Apropos of the previous reflections, is there a meaningful difference between the claims about the ‘work’ in “Typewriter Ribbon: Limited Ink” and those claimed for Heidegger’s Sein und Zeit in Aporias? Or what about the claim about work in “University without Condition.” Derrida writes in Aporias:
In order to welcome into thought and into history such a ‘work’, the event has to be thought otherwise. Being and Time would belong neither to science, nor to philosophy, nor to poetics. Such is perhaps the case for every work worthy of its name; there, what puts thinking into operation exceeds its own borders or what thinking itself intends to present of these borders. The work exceeds itself. (32)

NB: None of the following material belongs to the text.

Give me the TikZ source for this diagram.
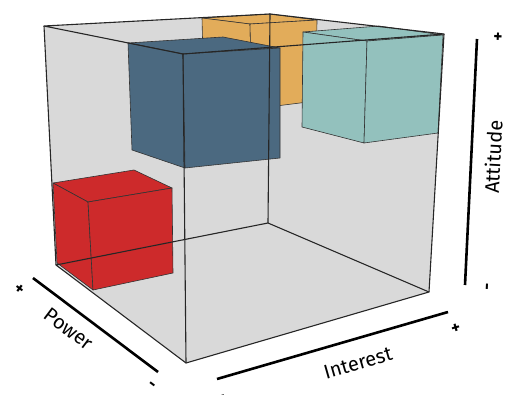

Does the work of de Man “exceed” its own borders? Is this characteristic of texts “in general?”
If this is the case, how can we say, along with Jameson, that the Derridean text excludes such “old categories,” like an “old ribbon,” too old, worn out, dried up and out of ink bound to an outmoded typewriter, textual machine?
Furthermore, if the “materiality” of the de Manian (and, can we extend this to the Derridean?) text is not “matter” than what does that say about the relationship between the bugs in amber and de Man’s text in relation to the arche-fossil? What is the relationship between “realism” (QM) and “materiality” if there is any at all?